A influencer tem parceria com diversas empresas. Foto: divulgação

Coragem para ser de verdade
A montenegrina Rafaela Koetz, 23, se tornou influenciadora há cerca de 11 meses, trabalhando principalmente através do Instagram @rafaelakoetzz, onde acumula 11,6 mil seguidores. Ela aponta que o ramo não é fácil. Segundo ela, a maioria das marcas grandes procura homens e mulheres pertencentes a um padrão de beleza idealizado, o que faz com que muitas profissionais de sua área se sintam pressionadas. É a partir daí que entram os inúmeros procedimentos estéticos a fim justamente de chegar ao padrão imposto, o que pode ser perigoso. Por isso, afirma que ser uma pessoa “de verdade” nas redes, exige muito. “No momento que tu expõe a naturalidade e a realidade, sejam elas físicas ou materiais, exige muita coragem, porque hoje em dia, na internet, criamos um “personagem” onde as pessoas nos verão diante daquilo que a gente está mostrando, acreditando que somos só isso”, destaca.

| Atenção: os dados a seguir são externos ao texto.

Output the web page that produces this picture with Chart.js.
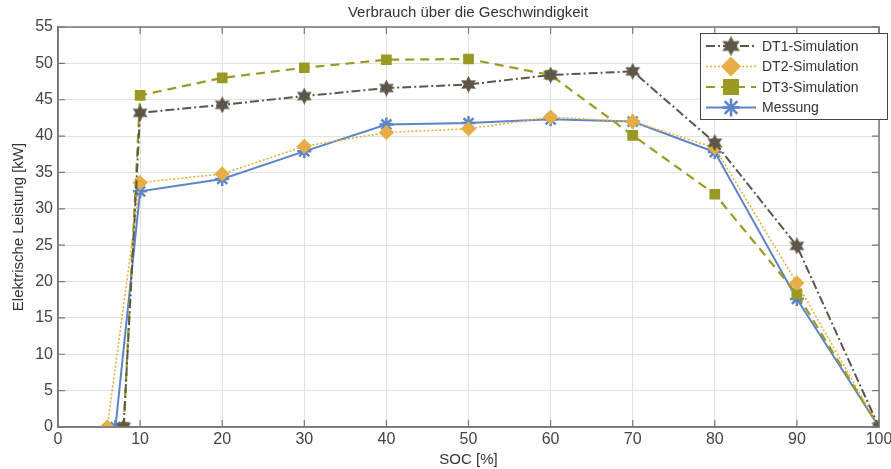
<!DOCTYPE html>
<html>
<head>
<meta charset="utf-8">
<script src="https://cdn.jsdelivr.net/npm/chart.js@4"></script>
<style>
  html, body { margin: 0; padding: 0; background: #fff; }
  #wrap { width: 891px; height: 469px; position: relative; }
</style>
</head>
<body>
<div id="wrap"><canvas id="chart" width="891" height="469"></canvas></div>
<script>
// SOC values (x) and power values (y) for each series
const socDT1 = [8, 10, 20, 30, 40, 50, 60, 70, 80, 90, 100];
const dt1 = [0, 43.2, 44.3, 45.5, 46.6, 47.1, 48.4, 48.9, 39.1, 24.9, 0];
const socDT2 = [6, 10, 20, 30, 40, 50, 60, 70, 80, 90, 100];
const dt2 = [0, 33.6, 34.8, 38.6, 40.5, 41.0, 42.6, 42.0, 38.4, 19.8, 0];
const socDT3 = [8, 10, 20, 30, 40, 50, 60, 70, 80, 90, 100];
const dt3 = [0, 45.6, 48.0, 49.4, 50.5, 50.6, 48.4, 40.1, 32.0, 18.3, 0];
const socMess = [7, 10, 20, 30, 40, 50, 60, 70, 80, 90, 100];
const messung = [0, 32.4, 34.1, 37.9, 41.6, 41.8, 42.3, 42.0, 37.8, 17.6, 0];
const xTicks = [0, 10, 20, 30, 40, 50, 60, 70, 80, 90, 100];
const yTicks = [0, 5, 10, 15, 20, 25, 30, 35, 40, 45, 50, 55];

const cDT1 = '#5d5649';
const cDT2 = '#e7ae47';
const cDT3 = '#9a9a22';
const cMess = '#5b84c9';
const fontFam = '"Liberation Sans", "DejaVu Sans", sans-serif';

// six pointed star marker for DT1
function hexagram(size, color) {
  const c = document.createElement('canvas');
  c.width = size; c.height = size;
  const g = c.getContext('2d');
  const r = size / 2;
  g.fillStyle = color;
  g.beginPath();
  for (let i = 0; i < 12; i++) {
    const a = -Math.PI / 2 + i * Math.PI / 6;
    const rr = i % 2 === 0 ? r : r * 0.55;
    g.lineTo(r + rr * Math.cos(a), r + rr * Math.sin(a));
  }
  g.closePath();
  g.fill();
  return c;
}
const starImg = hexagram(17, cDT1);

const pts = (xs, ys) => xs.map((x, i) => ({ x: x, y: ys[i] }));

// box round the plot with small inward ticks
const frame = {
  id: 'frame',
  afterDatasetsDraw(chart) {
    const { ctx, chartArea: a, scales } = chart;
    ctx.save();
    ctx.strokeStyle = '#777';
    ctx.lineWidth = 1.5;
    ctx.strokeRect(a.left, a.top, a.right - a.left, a.bottom - a.top);
    ctx.lineWidth = 1.2;
    ctx.beginPath();
    xTicks.forEach(v => {
      const px = scales.x.getPixelForValue(v);
      ctx.moveTo(px, a.bottom); ctx.lineTo(px, a.bottom - 7);
      ctx.moveTo(px, a.top); ctx.lineTo(px, a.top + 7);
    });
    yTicks.forEach(v => {
      const py = scales.y.getPixelForValue(v);
      ctx.moveTo(a.left, py); ctx.lineTo(a.left + 7, py);
      ctx.moveTo(a.right, py); ctx.lineTo(a.right - 7, py);
    });
    ctx.stroke();
    ctx.restore();
  }
};

const legendBox = {
  id: 'legendBox',
  afterDraw(chart) {
    const ctx = chart.ctx;
    const x0 = 700, y0 = 33, w = 187, h = 86;
    ctx.save();
    ctx.fillStyle = '#fff';
    ctx.fillRect(x0, y0, w, h);
    ctx.strokeStyle = '#444';
    ctx.lineWidth = 1;
    ctx.strokeRect(x0 + 0.5, y0 + 0.5, w, h);
    chart.data.datasets.forEach((ds, i) => {
      const y = y0 + 13 + i * 20.5;
      ctx.strokeStyle = ds.borderColor;
      ctx.lineWidth = ds.borderWidth;
      ctx.setLineDash(ds.borderDash || []);
      ctx.beginPath();
      ctx.moveTo(x0 + 6, y);
      ctx.lineTo(x0 + 56, y);
      ctx.stroke();
      ctx.setLineDash([]);
      const mx = x0 + 31;
      ctx.fillStyle = ds.pointBackgroundColor;
      ctx.strokeStyle = ds.pointBorderColor;
      ctx.beginPath();
      if (ds.pointStyle instanceof HTMLCanvasElement) {
        ctx.drawImage(ds.pointStyle, mx - 10, y - 10, 20, 20);
      } else if (ds.pointStyle === 'rectRot') {
        ctx.moveTo(mx, y - 10); ctx.lineTo(mx + 10, y); ctx.lineTo(mx, y + 10); ctx.lineTo(mx - 10, y);
        ctx.closePath(); ctx.fill();
      } else if (ds.pointStyle === 'rect') {
        ctx.fillRect(mx - 8, y - 8, 16, 16);
      } else {
        for (let k = 0; k < 4; k++) {
          const ang = k * Math.PI / 4;
          ctx.moveTo(mx - 9 * Math.cos(ang), y - 9 * Math.sin(ang));
          ctx.lineTo(mx + 9 * Math.cos(ang), y + 9 * Math.sin(ang));
        }
        ctx.lineWidth = 2.5;
        ctx.stroke();
      }
      ctx.fillStyle = '#333';
      ctx.font = '14px ' + fontFam;
      ctx.textBaseline = 'middle';
      ctx.fillText(ds.label, x0 + 62, y + 1);
    });
    ctx.restore();
  }
};

const titleText = {
  id: 'titleText',
  afterDraw(chart) {
    const ctx = chart.ctx;
    ctx.save();
    ctx.fillStyle = '#333';
    ctx.font = '15px ' + fontFam;
    ctx.textAlign = 'center';
    ctx.textBaseline = 'middle';
    ctx.fillText('Verbrauch über die Geschwindigkeit', 468, 13);
    ctx.restore();
  }
};

new Chart(document.getElementById('chart'), {
  type: 'line',
  data: {
    datasets: [
      {
        label: 'DT1-Simulation',
        data: pts(socDT1, dt1),
        borderColor: cDT1,
        borderWidth: 2,
        borderDash: [9, 3, 2, 3],
        pointStyle: starImg,
        pointRadius: 8,
        tension: 0
      },
      {
        label: 'DT2-Simulation',
        data: pts(socDT2, dt2),
        borderColor: cDT2,
        borderWidth: 1.6,
        borderDash: [2, 2],
        pointStyle: 'rectRot',
        pointRadius: 6.5,
        pointBackgroundColor: cDT2,
        pointBorderColor: cDT2,
        tension: 0
      },
      {
        label: 'DT3-Simulation',
        data: pts(socDT3, dt3),
        borderColor: cDT3,
        borderWidth: 2.2,
        borderDash: [9, 6],
        pointStyle: 'rect',
        pointRadius: 6,
        pointBackgroundColor: cDT3,
        pointBorderColor: cDT3,
        tension: 0
      },
      {
        label: 'Messung',
        data: pts(socMess, messung),
        borderColor: cMess,
        borderWidth: 2,
        pointStyle: 'star',
        pointRadius: 7,
        pointBorderWidth: 2.5,
        pointBackgroundColor: cMess,
        pointBorderColor: cMess,
        tension: 0
      }
    ]
  },
  options: {
    responsive: false,
    animation: false,
    layout: { padding: { top: 27, right: 12, left: 10, bottom: 0 } },
    plugins: {
      legend: { display: false },
      title: { display: false },
      tooltip: { enabled: false }
    },
    scales: {
      x: {
        type: 'linear',
        min: 0, max: 100,
        afterBuildTicks: (s) => { s.ticks = xTicks.map(v => ({ value: v })); },
        afterFit: (s) => { s.height = 42; s.paddingRight = 0; s.paddingLeft = 0; },
        grid: { color: '#e2e2e2', tickLength: 0 },
        border: { color: '#777', width: 1.5 },
        ticks: { color: '#444', font: { size: 16, family: fontFam }, padding: 3, maxRotation: 0 },
        title: { display: true, text: 'SOC [%]', color: '#333', font: { size: 15, family: fontFam }, padding: { top: 1, bottom: 0 } }
      },
      y: {
        min: 0, max: 55,
        afterBuildTicks: (s) => { s.ticks = yTicks.map(v => ({ value: v })); },
        afterFit: (s) => { s.width = 48; },
        grid: { color: '#e2e2e2', tickLength: 0 },
        border: { color: '#777', width: 1.5 },
        ticks: { color: '#444', font: { size: 16, family: fontFam }, padding: 5 },
        title: { display: true, text: 'Elektrische Leistung [kW]', color: '#333', font: { size: 15, family: fontFam }, padding: { top: 0, bottom: 0 } }
      }
    }
  },
  plugins: [frame, titleText, legendBox]
});
</script>
</body>
</html>
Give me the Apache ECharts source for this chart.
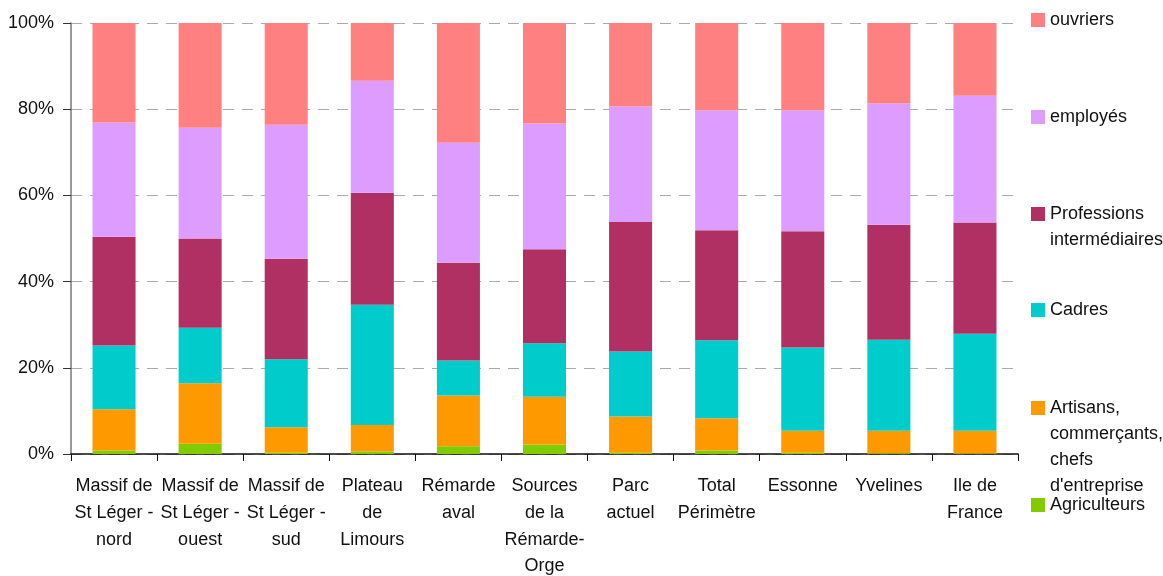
<!DOCTYPE html>
<html><head><meta charset="utf-8">
<script src="https://cdn.jsdelivr.net/npm/echarts@6/dist/echarts.min.js"></script>
<style>html,body{margin:0;padding:0;background:#fff}#c{width:1163px;height:576px}</style>
</head><body><div id="c"></div>
<script>
var categories = ["Massif de\nSt Léger -\nnord","Massif de\nSt Léger -\nouest","Massif de\nSt Léger -\nsud","Plateau\nde\nLimours","Rémarde\naval","Sources\nde la\nRémarde-\nOrge","Parc\nactuel","Total\nPérimètre","Essonne","Yvelines","Ile de\nFrance"];
var agriculteurs = [0.8, 2.4, 0.3, 0.6, 1.8, 2.2, 0.3, 0.8, 0.3, 0.2, 0.1];
var artisans =     [9.6, 14.0, 5.9, 6.1, 11.8, 11.1, 8.4, 7.5, 5.1, 5.2, 5.3];
var cadres =       [14.8, 12.9, 15.8, 27.9, 8.1, 12.4, 15.1, 18.1, 19.3, 21.1, 22.5];
var professions =  [25.2, 20.7, 23.3, 26.0, 22.7, 21.8, 30.0, 25.5, 27.0, 26.7, 25.8];
var employes =     [26.5, 25.7, 31.1, 26.0, 27.8, 29.2, 26.8, 27.8, 28.0, 28.1, 29.4];
var ouvriers =     [23.1, 24.3, 23.6, 13.4, 27.8, 23.3, 19.4, 20.3, 20.3, 18.7, 16.9];
var yTicks = [0, 20, 40, 60, 80, 100];

var FONT = "'Liberation Sans Narrow','Arial Narrow','Liberation Sans',Arial,sans-serif";
var FS = 18, LH = 26, XLH = 26.7;
var seriesDefs = [
  {name:'Agriculteurs', data:agriculteurs, color:'#80CC00', label:'Agriculteurs', lines:1, cy:505},
  {name:'Artisans, commerçants, chefs d\'entreprise', data:artisans, color:'#FF9900', label:'Artisans,\ncommerçants,\nchefs\nd\'entreprise', lines:4, cy:408},
  {name:'Cadres', data:cadres, color:'#00CCCC', label:'Cadres', lines:1, cy:310},
  {name:'Professions intermédiaires', data:professions, color:'#B13063', label:'Professions\nintermédiaires', lines:2, cy:214},
  {name:'employés', data:employes, color:'#DD9CFF', label:'employés', lines:1, cy:117},
  {name:'ouvriers', data:ouvriers, color:'#FF8080', label:'ouvriers', lines:1, cy:20}
];

var chart = echarts.init(document.getElementById('c'), null, {renderer:'canvas'});
var legends = seriesDefs.map(function(s){
  var n = s.lines;
  var pre = '';
  for (var i = 1; i < n; i++) pre += ' \n';
  return {
    data:[s.name], orient:'vertical', left:1031, top: s.cy - (2*n-1)*LH/2,
    padding:0, itemWidth:14, itemHeight:14, icon:'rect', itemGap:0,
    formatter:function(){return pre + s.label;},
    textStyle:{fontFamily:FONT, fontSize:FS, color:'#111', lineHeight:LH},
    selectedMode:false
  };
});
var option = {
  animation:false,
  backgroundColor:'#fff',
  grid:{left:71, right:145, top:23, bottom:122, containLabel:false, outerBoundsMode:'none'},
  legend: legends,
  xAxis:{
    type:'category', data:categories,
    axisLine:{lineStyle:{color:'#111', width:1.5}},
    axisTick:{show:true, length:7, lineStyle:{color:'#111'}},
    axisLabel:{interval:0, margin:19, fontFamily:FONT, fontSize:FS, color:'#111', lineHeight:XLH, align:'center'}
  },
  yAxis:{
    type:'value', min:0, max:100, interval:20,
    axisLine:{show:true, lineStyle:{color:'#777', width:1.5}},
    axisTick:{show:true, length:8, lineStyle:{color:'#333'}},
    axisLabel:{formatter:function(v){return v+'%';}, margin:17, fontFamily:FONT, fontSize:FS, color:'#111',
      customValues: yTicks},
    splitLine:{show:true, lineStyle:{color:'#aaa', type:[11,8], width:1.2}}
  },
  series: seriesDefs.map(function(s){
    return {name:s.name, type:'bar', stack:'total', data:s.data, barWidth:'50%',
      itemStyle:{color:s.color}, emphasis:{disabled:true}};
  })
};
chart.setOption(option);
</script></body></html>
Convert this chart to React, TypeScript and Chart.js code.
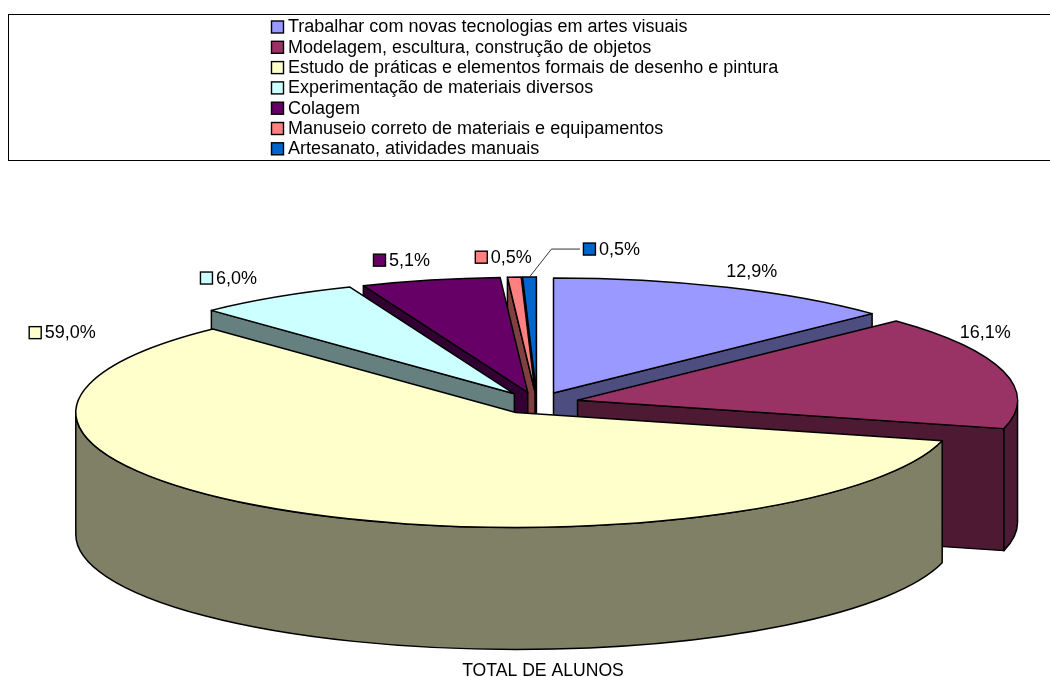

Rafaela percebe que, nas redes sociais, as pessoas buscam uma realidade que é idealizada. “Elas querem ver uma expectativa de realidade que desejam, não uma vida real de fato”, explica. Ela conta que em seu trabalho, sempre buscou acima de tudo ser clara consigo mesma. “Isso sempre me fortaleceu diante às pressões sofridas neste meio. Acho que cada ser é único e isso deve ser aceito e respeitado”, ressalta. Apesar de ter ideias claras sobre seus objetivos e ter se jogado com tudo na nova experiência, Rafaela reconhece que a autoconfiança pode ser afetada. “No momento que tu te expõe, bota a cara a tapa na internet, tu está vulnerável a todos os tipos de julgamento. Isso faz com que eu tenha uma insegurança enorme, então, com certeza o que mais sofro diante a isso, é a falta de autoconfiança”, revela.

E é pensando sempre na autoconfiança e autoestima que a influencer busca estar em constante movimento, focando em seu autoconhecimento. Para quem está em busca de melhorar sua autoestima, ela dá dicas valiosas. “Conheça seus pontos fracos e fortes, compreenda seus limites e seja gentil consigo mesma. Não busque pela perfeição, porque ela pode te paralisar”, enfatiza. “Aprecie suas próprias conquistas, compare-se apenas consigo mesmo, tua visão da vida dos outros afeta a maneira com que você olha para si mesma. Quando possuímos expectativas realistas em nossas vidas, podemos parar de nos repreender e termos mais prazer em comemorar as pequenas vitórias”, conclui.